[LinuxPPS] push sys/timepps.h into glibc ?

Hal V. Engel hvengel at gmail.com
Wed Jul 13 19:25:41 CEST 2011


On Wednesday, July 13, 2011 06:59:07 AM Miroslav Lichvar wrote:
> On Mon, Jul 11, 2011 at 03:11:50PM +0200, Vitezslav Samel wrote:
> > On Sat, Jul 09, 2011 at 09:19:09AM -0700, Hal V. Engel wrote:
> > > So back to the more important question.  How is this going to be made
> > > available to distro and users?
> > > 
> >   I think we should push it into glibc. Or?
> 
> Or make a pps-tools package. That's what I'm trying to do in Fedora.
> 
> The trouble with the timepps.h file is that it's not just header, it
> also contains the actual code. When a new feature from the API is
> implemented, all clients need to be recompiled. I think the proper way
> would be to move the code to a pps library and require the clients to
> use -lpps.

A few days ago I opened a bug report about this for Gentoo.  Less than 24 
hours later a package for this was in portage and the ntp ebuild was changed 
to require the pps-tools package if use=parse-clocks is set.  For gentoo and 
perhaps other source based distros this should work nicely but I agree that 
there are likely to be issues for non-source based distros.

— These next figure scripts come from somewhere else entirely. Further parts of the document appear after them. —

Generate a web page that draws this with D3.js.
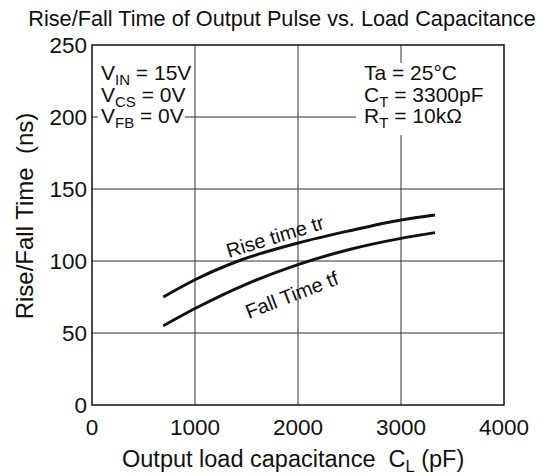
<!DOCTYPE html>
<html>
<head>
<meta charset="utf-8">
<script src="https://cdn.jsdelivr.net/npm/d3@7"></script>
<style>
  body { margin: 0; background: #fff; }
  svg { font-family: "Liberation Sans", Arial, sans-serif; }
  text { white-space: pre; }
</style>
</head>
<body>
<div class="chartWrap"></div>
<script>
// data
var xTicks = [0, 1000, 2000, 3000, 4000];
var yTicks = [0, 50, 100, 150, 200, 250];
var riseX = [692, 1000, 1420, 2000, 2500, 3000, 3330];
var riseY = [75, 87, 100, 112.5, 121, 128.5, 132];
var fallX = [692, 1000, 1500, 2000, 2500, 3000, 3330];
var fallY = [55, 67, 84, 97.5, 108, 115.7, 119.7];
var leftNotes = [['V', 'IN', ' = 15V'], ['V', 'CS', ' = 0V'], ['V', 'FB', ' = 0V']];
var rightNotes = [['Ta = 25°C', '', ''], ['C', 'T', ' = 3300pF'], ['R', 'T', ' = 10kΩ']];

var width = 539, height = 476;
var m = {left: 92, right: 35, top: 45, bottom: 71};

var svg = d3.select('.chartWrap').append('svg')
  .attr('width', width).attr('height', height);

var x = d3.scaleLinear().domain([0, 4000]).range([m.left, width - m.right]);
var y = d3.scaleLinear().domain([0, 250]).range([height - m.bottom, m.top]);

// grid
svg.append('g').selectAll('line')
  .data(xTicks.slice(1, -1)).enter().append('line')
  .attr('x1', function(d){ return x(d); }).attr('x2', function(d){ return x(d); })
  .attr('y1', y(250)).attr('y2', y(0))
  .style('stroke', '#333').style('stroke-width', 1);
svg.append('g').selectAll('line')
  .data(yTicks.slice(1, -1)).enter().append('line')
  .attr('x1', x(0)).attr('x2', x(4000))
  .attr('y1', function(d){ return y(d); }).attr('y2', function(d){ return y(d); })
  .style('stroke', '#333').style('stroke-width', 1);

// notes
function notes(rows, xPos) {
  var g = svg.append('g');
  rows.forEach(function(r, i){
    var t = g.append('text')
      .attr('x', xPos).attr('y', 80 + i * 21.5)
      .style('font-size', '21px').style('fill', '#111');
    t.append('tspan').text(r[0]);
    if (r[1]) {
      t.append('tspan').attr('dy', 5).style('font-size', '15px').text(r[1]);
      t.append('tspan').attr('dy', -5).text(r[2]);
    }
  });
  return g;
}
// left block: tight white behind each line
var lg = notes(leftNotes, 101);
lg.selectAll('text').each(function(){
  var bb = this.getBBox();
  lg.insert('rect', 'text')
    .attr('x', bb.x - 3).attr('y', bb.y + 3)
    .attr('width', bb.width + 4).attr('height', bb.height - 3)
    .style('fill', '#fff');
});
// right block: one white box
var rg = notes(rightNotes, 364);
var rb = rg.node().getBBox();
rg.insert('rect', 'text')
  .attr('x', rb.x - 8).attr('y', rb.y + 2)
  .attr('width', rb.width + 34).attr('height', rb.height + 2)
  .style('fill', '#fff');

// frame
svg.append('rect')
  .attr('x', x(0)).attr('y', y(250))
  .attr('width', x(4000) - x(0)).attr('height', y(0) - y(250))
  .style('fill', 'none').style('stroke', '#111').style('stroke-width', 1.5);

// tick labels
svg.append('g').selectAll('text')
  .data(xTicks).enter().append('text')
  .attr('x', function(d){ return x(d); }).attr('y', y(0) + 30)
  .attr('text-anchor', 'middle')
  .style('font-size', '22.5px').style('fill', '#111')
  .text(function(d){ return d; });
svg.append('g').selectAll('text')
  .data(yTicks).enter().append('text')
  .attr('x', x(0) - 5).attr('y', function(d){ return y(d) + 8; })
  .attr('text-anchor', 'end')
  .style('font-size', '22.5px').style('fill', '#111')
  .text(function(d){ return d; });

// curves
var line = d3.line().curve(d3.curveMonotoneX)
  .x(function(d){ return x(d[0]); }).y(function(d){ return y(d[1]); });
[[riseX, riseY], [fallX, fallY]].forEach(function(s){
  svg.append('path')
    .datum(d3.zip(s[0], s[1]))
    .attr('d', line)
    .style('fill', 'none').style('stroke', '#111').style('stroke-width', 3);
});

svg.append('text')
  .attr('transform', 'translate(' + x(1777) + ',' + y(117) + ') rotate(-17)')
  .attr('text-anchor', 'middle').attr('dy', '0.35em')
  .style('font-size', '20px').style('fill', '#111')
  .text('Rise time tr');
svg.append('text')
  .attr('transform', 'translate(' + x(1940) + ',' + y(76.5) + ') rotate(-21)')
  .attr('text-anchor', 'middle').attr('dy', '0.35em')
  .style('font-size', '20px').style('fill', '#111')
  .text('Fall Time tf');

// titles
svg.append('text')
  .attr('x', 282).attr('y', 26)
  .attr('text-anchor', 'middle')
  .style('font-size', '21.7px').style('fill', '#111')
  .text('Rise/Fall Time of Output Pulse vs. Load Capacitance');

var xt = svg.append('text')
  .attr('x', 122).attr('y', 467)
  .style('font-size', '23.5px').style('fill', '#111');
xt.append('tspan').text('Output load capacitance  C');
xt.append('tspan').attr('dy', 5).style('font-size', '16.5px').text('L');
xt.append('tspan').attr('dy', -5).text(' (pF)');

svg.append('text')
  .attr('transform', 'translate(33,216) rotate(-90)')
  .attr('text-anchor', 'middle')
  .style('font-size', '24px').style('fill', '#111')
  .text('Rise/Fall Time  (ns)');
</script>
</body>
</html>
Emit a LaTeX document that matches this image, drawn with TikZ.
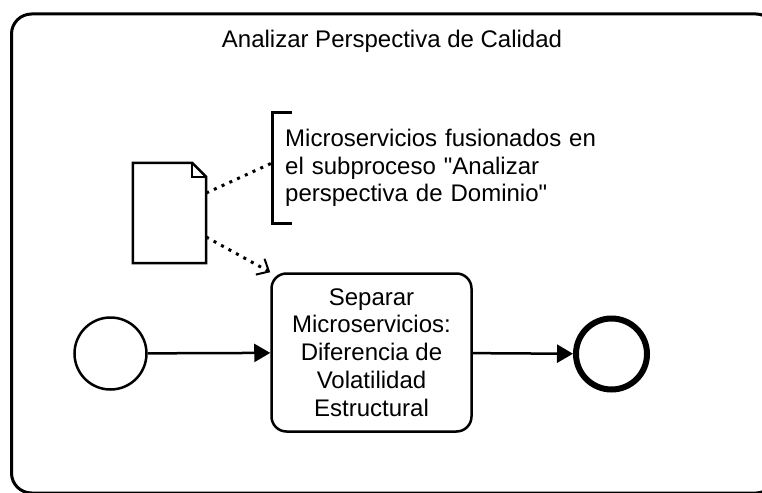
\documentclass[tikz,border=0pt]{standalone}
\usepackage{xcolor}
\usepackage{fontspec}
\setmainfont{Liberation Sans}
\usetikzlibrary{arrows.meta}
\usetikzlibrary{positioning}

\begin{document}
\begin{tikzpicture}[x=1pt, y=-1pt]
\tikzset{EventStyle/.style = {shape=circle, draw, line width=2.5pt, minimum size=72pt, inner sep=0pt}}
\tikzset{EndStyle/.style = {EventStyle, line width=6pt, minimum size=71pt}}
\tikzset{TaskStyle/.style = {shape=rectangle, draw, rounded corners=15pt, line width=2.5pt, minimum width=200pt, minimum height=158pt, align=center, font=\fontsize{24}{27.8}\selectfont}}
\tikzset{FlowStyle/.style = {line width=2.5pt, -{Triangle[length=16pt, width=18pt]}}}
\tikzset{AssocStyle/.style = {line width=3pt, dash pattern=on 3pt off 5.5pt}}
  \useasboundingbox (0,0) rectangle (762,492);
  \begin{scope}
    \clip (0,0) rectangle (762,492);
    \draw[line width=3pt, rounded corners=20pt] (11.5,14) rectangle (776,493);
  \end{scope}
  \node[font=\fontsize{24}{27.8}\selectfont] (title) at (392,41) {Analizar Perspectiva de Calidad};

  % eventos y tarea
  \node[EventStyle] (start) at (110.5,353.5) {};
  \node[TaskStyle] (task) at (371.5,352.5) {Separar\\Microservicios:\\Diferencia de\\Volatilidad\\Estructural};
  \node[EndStyle] (end) at (611.5,354) {};
  \draw[FlowStyle] (start) -- (task);
  \draw[FlowStyle] (task) -- (end);

  % objeto de datos
  \node[minimum width=73pt, minimum height=100pt, inner sep=0pt] (doc) at (169.5,213) {};
  \draw[line width=2.5pt, line join=miter] ([xshift=-14pt]doc.north east) -- (doc.north west) -- (doc.south west)
    -- (doc.south east) -- ([yshift=-14pt]doc.north east) -- cycle;
  \draw[line width=2pt] ([xshift=-14pt]doc.north east) -- ++(0,14) -- ([yshift=-14pt]doc.north east);

  % anotacion
  \node[minimum height=110pt, text width=330pt, inner xsep=13pt, inner ysep=0pt, align=left, anchor=west,
    font=\fontsize{24}{27.6}\selectfont] (note) at (272,168)
    {Microservicios fusionados en\\el subproceso \textquotedbl Analizar\\perspectiva de Dominio\textquotedbl};
  \draw[line width=3pt] ([xshift=20pt]note.north west) -- (note.north west) -- (note.south west) -- ([xshift=20pt]note.south west);

  \draw[AssocStyle] ([yshift=20pt]doc.east) -- ([yshift=5pt]note.west);
  \draw[AssocStyle, -{Straight Barb[length=10pt, width=18pt, line width=2pt]}] ([yshift=-24pt]doc.east) -- (task.north west);
\end{tikzpicture}
\end{document}
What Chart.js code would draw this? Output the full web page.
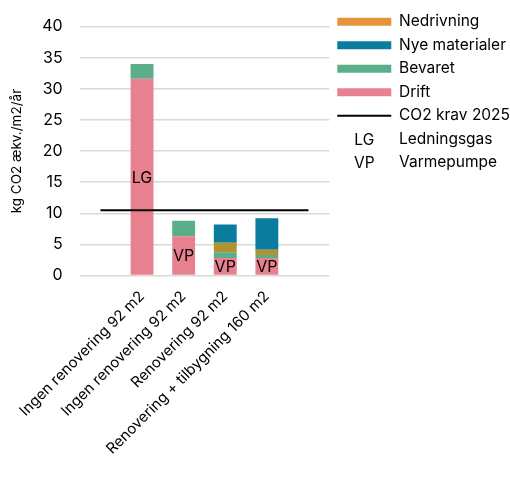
<!DOCTYPE html>
<html>
<head>
<meta charset="utf-8">
<script src="https://cdn.jsdelivr.net/npm/chart.js@4"></script>
<style>
  html, body { margin: 0; padding: 0; background: #fff; }
  #wrap { width: 510px; height: 478px; }
</style>
</head>
<body>
<div id="wrap"><canvas id="myChart" width="510" height="478"></canvas></div>
<script>
// data
var categories = ['', 'Ingen renovering 92 m2', 'Ingen renovering 92 m2', 'Renovering 92 m2', 'Renovering + tilbygning 160 m2', ''];
var drift = [null, 31.6, 6.3, 2.8, 2.8, null];
var bevaret = [null, 2.4, 2.5, 0.95, 0.5, null];
var nedrivning = [null, 0, 0, 1.5, 0.85, null];
var nyeMaterialer = [null, 0, 0, 2.95, 5.05, null];
var co2Krav = [10.5, 10.5, 10.5, 10.5, 10.5, 10.5];
var barLabels = [null, 'LG', 'VP', 'VP', 'VP', null];
var yTicks = [0, 5, 10, 15, 20, 25, 30, 35, 40];
var abbrevs = [['LG', 'Ledningsgas'], ['VP', 'Varmepumpe']];

var fontFamily = 'Inter';

// text in the middle of the Drift bars + line/abbrev entries in the legend
var extrasPlugin = {
    id: 'extras',
    afterDatasetsDraw: function (chart) {
        var ctx = chart.ctx;
        var meta = chart.getDatasetMeta(0);
        ctx.save();
        ctx.fillStyle = '#000';
        ctx.font = '16px ' + fontFamily;
        ctx.textAlign = 'center';
        ctx.textBaseline = 'middle';
        meta.data.forEach(function (bar, i) {
            if (!barLabels[i]) return;
            var p = bar.getCenterPoint();
            ctx.fillText(barLabels[i], p.x, p.y + 1);
        });
        ctx.restore();
    },
    afterDraw: function (chart) {
        var ctx = chart.ctx;
        var boxes = chart.legend.legendHitBoxes;
        var opts = chart.options.plugins.legend.labels;
        ctx.save();
        // CO2 krav line item
        var b = boxes[4];
        var yMid = b.top + opts.font.size / 2;
        ctx.strokeStyle = '#000';
        ctx.lineWidth = 2;
        ctx.beginPath();
        ctx.moveTo(b.left, yMid);
        ctx.lineTo(b.left + opts.boxWidth, yMid);
        ctx.stroke();
        // LG / VP
        ctx.fillStyle = '#000';
        ctx.font = opts.font.size + 'px ' + fontFamily;
        ctx.textAlign = 'center';
        ctx.textBaseline = 'middle';
        for (var i = 0; i < abbrevs.length; i++) {
            var h = boxes[5 + i];
            ctx.fillText(abbrevs[i][0], h.left + opts.boxWidth / 2, h.top + opts.font.size / 2 + 1);
        }
        ctx.restore();
    }
};

var ctx = document.getElementById('myChart').getContext('2d');
var myChart = new Chart(ctx, {
    type: 'bar',
    data: {
        labels: categories,
        datasets: [
            { label: 'Drift', data: drift, backgroundColor: '#e8808f', stack: 'a' },
            { label: 'Bevaret', data: bevaret, backgroundColor: '#5aaf8a', stack: 'a' },
            { label: 'Nedrivning', data: nedrivning, backgroundColor: '#b39232', stack: 'a' },
            { label: 'Nye materialer', data: nyeMaterialer, backgroundColor: '#0a7d9e', stack: 'a' },
            {
                type: 'line', label: 'CO2 krav 2025', data: co2Krav, stack: 'krav',
                borderColor: '#000', borderWidth: 2, pointRadius: 0, order: -1
            }
        ]
    },
    options: {
        responsive: false,
        animation: false,
        layout: { padding: { left: 9, right: -10, top: 6, bottom: 16 } },
        datasets: { bar: { barPercentage: 0.55, categoryPercentage: 1 } },
        scales: {
            x: {
                stacked: true,
                grid: { display: false },
                border: { display: false },
                ticks: {
                    autoSkip: false, minRotation: 45, maxRotation: 45,
                    color: '#000', font: { family: fontFamily, size: 15 }, padding: 4
                }
            },
            y: {
                stacked: true,
                min: 0, max: 40,
                afterBuildTicks: function (axis) {
                    axis.ticks = yTicks.map(function (v) { return { value: v }; });
                },
                grid: { color: '#d9d9d9', lineWidth: 1.5, drawTicks: false },
                border: { display: false },
                ticks: { color: '#000', font: { family: fontFamily, size: 16 }, padding: 17 },
                title: {
                    display: true, text: 'kg CO2 ækv./m2/år', color: '#000',
                    font: { family: fontFamily, size: 13.5 }, padding: 0
                }
            }
        },
        plugins: {
            tooltip: { enabled: false },
            legend: {
                position: 'right',
                align: 'start',
                maxWidth: 200,
                labels: {
                    boxWidth: 54, boxHeight: 8, padding: 8, color: '#000',
                    font: { family: fontFamily, size: 15.5 },
                    generateLabels: function (chart) {
                        var ds = chart.data.datasets;
                        var items = [
                            { text: ds[2].label, fillStyle: '#e3943a', lineWidth: 0, datasetIndex: 2 },
                            { text: ds[3].label, fillStyle: ds[3].backgroundColor, lineWidth: 0, datasetIndex: 3 },
                            { text: ds[1].label, fillStyle: ds[1].backgroundColor, lineWidth: 0, datasetIndex: 1 },
                            { text: ds[0].label, fillStyle: ds[0].backgroundColor, lineWidth: 0, datasetIndex: 0 },
                            { text: ds[4].label, fillStyle: 'rgba(0,0,0,0)', lineWidth: 0, datasetIndex: 4 }
                        ];
                        abbrevs.forEach(function (a) {
                            items.push({ text: a[1], fillStyle: 'rgba(0,0,0,0)', lineWidth: 0 });
                        });
                        items.forEach(function (it) { it.fontColor = '#000'; it.strokeStyle = 'rgba(0,0,0,0)'; });
                        return items;
                    }
                },
                onClick: function () {}
            }
        }
    },
    plugins: [extrasPlugin]
});
</script>
</body>
</html>
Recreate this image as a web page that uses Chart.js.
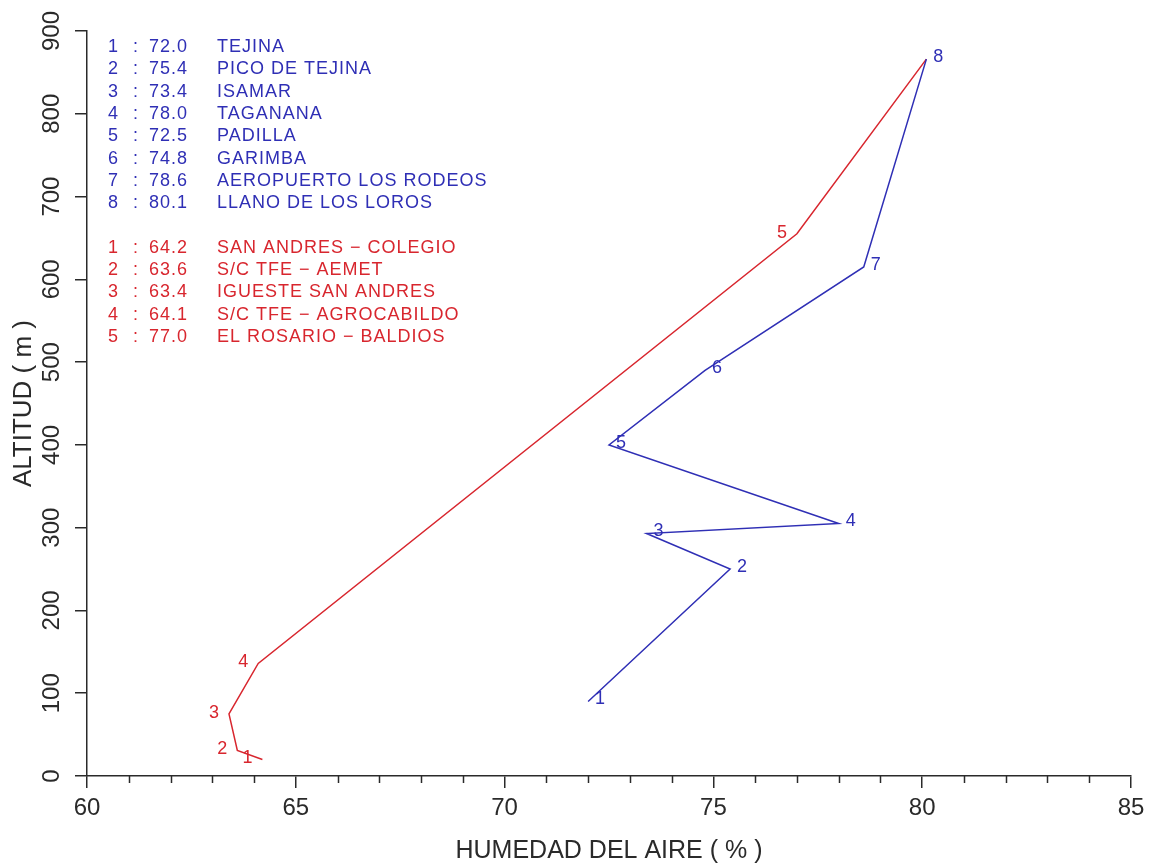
<!DOCTYPE html>
<html><head><meta charset="utf-8">
<script src="https://cdn.jsdelivr.net/npm/chart.js@4/dist/chart.umd.min.js"></script>
<style>html,body{margin:0;padding:0;background:#fff;}#wrap{width:1152px;height:864px;}</style>
</head><body><div id="wrap"><canvas id="c" width="1152" height="864"></canvas></div>
<script>
// ---- data ----
const xTickValues = [60, 65, 70, 75, 80, 85];
const yTickValues = [0, 100, 200, 300, 400, 500, 600, 700, 800, 900];
const northHumidity = [72.0, 75.4, 73.4, 78.0, 72.5, 74.8, 78.6, 80.1];
const northAltitude = [90, 250, 293, 305, 400, 490, 615, 866];
const northStations = ['TEJINA', 'PICO DE TEJINA', 'ISAMAR', 'TAGANANA', 'PADILLA', 'GARIMBA', 'AEROPUERTO LOS RODEOS', 'LLANO DE LOS LOROS'];
const southHumidity = [64.2, 63.6, 63.4, 64.1, 77.0];
const southAltitude = [20, 31, 75, 136, 655];
const southStations = ['SAN ANDRES \u2212 COLEGIO', 'S/C TFE \u2212 AEMET', 'IGUESTE SAN ANDRES', 'S/C TFE \u2212 AGROCABILDO', 'EL ROSARIO \u2212 BALDIOS'];
const xTitle = 'HUMEDAD DEL AIRE ( % )';
const yTitle = 'ALTITUD ( m )';

const BLUE = '#2f2fb5';
const RED = '#d8262e';
const AXIS = '#2a2a2a';
const FONT = '"Liberation Sans", Arial, sans-serif';

const northPts = northHumidity.map((x, i) => ({x, y: northAltitude[i]}));
const southPts = southHumidity.map((x, i) => ({x, y: southAltitude[i]}));
// red profile joins the top station (LLANO DE LOS LOROS)
const southLine = southPts.concat([northPts[northPts.length - 1]]);

const overlay = {
  id: 'overlay',
  afterDraw(chart) {
    const ctx = chart.ctx;
    const xs = chart.scales.x, ys = chart.scales.y;
    ctx.save();
    // minor ticks on x axis
    ctx.strokeStyle = AXIS; ctx.lineWidth = 1.5;
    for (let v = xs.min; v <= xs.max; v += 1) {
      if (xTickValues.includes(v)) continue;
      const px = Math.round(xs.getPixelForValue(v)) + 0.5;
      ctx.beginPath(); ctx.moveTo(px, ys.bottom); ctx.lineTo(px, ys.bottom + 7); ctx.stroke();
    }
    // point labels
    ctx.font = '18px ' + FONT;
    ctx.textAlign = 'center'; ctx.textBaseline = 'middle';
    ctx.fillStyle = BLUE;
    northPts.forEach((p, i) => {
      ctx.fillText(String(i + 1), xs.getPixelForValue(p.x) + 12, ys.getPixelForValue(p.y) - 2);
    });
    ctx.fillStyle = RED;
    southPts.forEach((p, i) => {
      ctx.fillText(String(i + 1), xs.getPixelForValue(p.x) - 15, ys.getPixelForValue(p.y) - 1);
    });
    // station list
    ctx.textAlign = 'left';
    if ('letterSpacing' in ctx) ctx.letterSpacing = '1px';
    const row = (color, y, n, v, name) => {
      ctx.fillStyle = color;
      ctx.fillText(String(n), 108, y);
      ctx.fillText(':', 133, y);
      ctx.fillText(v.toFixed(1), 149, y);
      ctx.fillText(name, 217, y);
    };
    northStations.forEach((s, i) => row(BLUE, 47 + 22.35 * i, i + 1, northHumidity[i], s));
    southStations.forEach((s, i) => row(RED, 248 + 22.2 * i, i + 1, southHumidity[i], s));
    ctx.restore();
  }
};

new Chart(document.getElementById('c'), {
  type: 'scatter',
  data: {
    datasets: [
      {data: northPts, showLine: true, borderColor: BLUE, borderWidth: 1.5, pointRadius: 0, tension: 0, fill: false},
      {data: southLine, showLine: true, borderColor: RED, borderWidth: 1.5, pointRadius: 0, tension: 0, fill: false}
    ]
  },
  options: {
    responsive: false,
    devicePixelRatio: 1,
    animation: false,
    layout: {padding: {top: 31, right: 21, left: 0, bottom: 0}},
    plugins: {legend: {display: false}, tooltip: {enabled: false}},
    scales: {
      x: {
        type: 'linear', min: 60, max: 85,
        afterBuildTicks: s => { s.ticks = xTickValues.map(v => ({value: v})); },
        afterFit: s => { s.height = 88; },
        ticks: {font: {size: 24, family: FONT}, color: AXIS, padding: 6, maxRotation: 0, autoSkip: false},
        grid: {drawOnChartArea: false, drawTicks: true, tickLength: 12, color: AXIS, lineWidth: 1.5},
        border: {display: true, color: AXIS, width: 1.5},
        title: {display: true, text: xTitle, color: AXIS, font: {size: 25, family: FONT, lineHeight: 1}, padding: {top: 0, bottom: 0}}
      },
      y: {
        type: 'linear', min: 0, max: 900,
        afterBuildTicks: s => { s.ticks = yTickValues.map(v => ({value: v})); },
        afterFit: s => { s.width = 87; },
        ticks: {font: {size: 24, family: FONT}, color: AXIS, padding: 3, minRotation: 90, maxRotation: 90, crossAlign: 'center', autoSkip: false},
        grid: {drawOnChartArea: false, drawTicks: true, tickLength: 12, color: AXIS, lineWidth: 1.5},
        border: {display: true, color: AXIS, width: 1.5},
        title: {display: true, text: yTitle, color: AXIS, font: {size: 26, family: FONT, lineHeight: 1}, padding: {top: 11, bottom: 0}}
      }
    }
  },
  plugins: [overlay]
});
</script>
</body></html>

With the Linux kernel support maturing I think the focus needs to shift to 
making this easy for distros and then users to implement.  At this stage both 
are problematic in part because a major piece of the puzzel is hard to find and 
obscure.

Gentoo is probably one of the better distros right now for setting up a PPS 
clock since all you have to do is configure and build the kernel, build ntp 
with use=parse-clocks, then configure ntp to use your clock.  These are all 
fairly easy to do.  What is missing still is hooks in the init system to 
create the line disipline for the device and the udev hooks for creating the 
symlinks to the device(s).  These must still be done by hand from scratch.

About a year and a half ago I played around a little with this stuff on an 
OpenSuSE machine and they actually had the beginings of a YAST GUI for setting 
up the clock (creating entries in the ntp.conf file) and symlinks but it was 
not functional and was definitely a work in progress.  It looked to me like it 
might have come close to working for a type 22 clock (PPS only) if the kernel 
had PPS support which it did not.  I don't know if this has progressed since 
that time and I have no idea what this will look like in OpenSuSE 12.1 later 
this year.  At some point for distros like OpenSuSE and Ubuntu it would be 
nice if they had GUIs for setting up ntp that would allow users to setup 
refclocks in an easy non-technical way.  It will probably be a long time 
before this happens however.  

Right now this is even somewhat difficult for those who are trying to put the 
basic pieces together for the distros.  One thing that needs to happen sooner 
rather than later is to get the pps-tools stuff into some type of formalized 
package and get that hosted someplace where it is easy to find.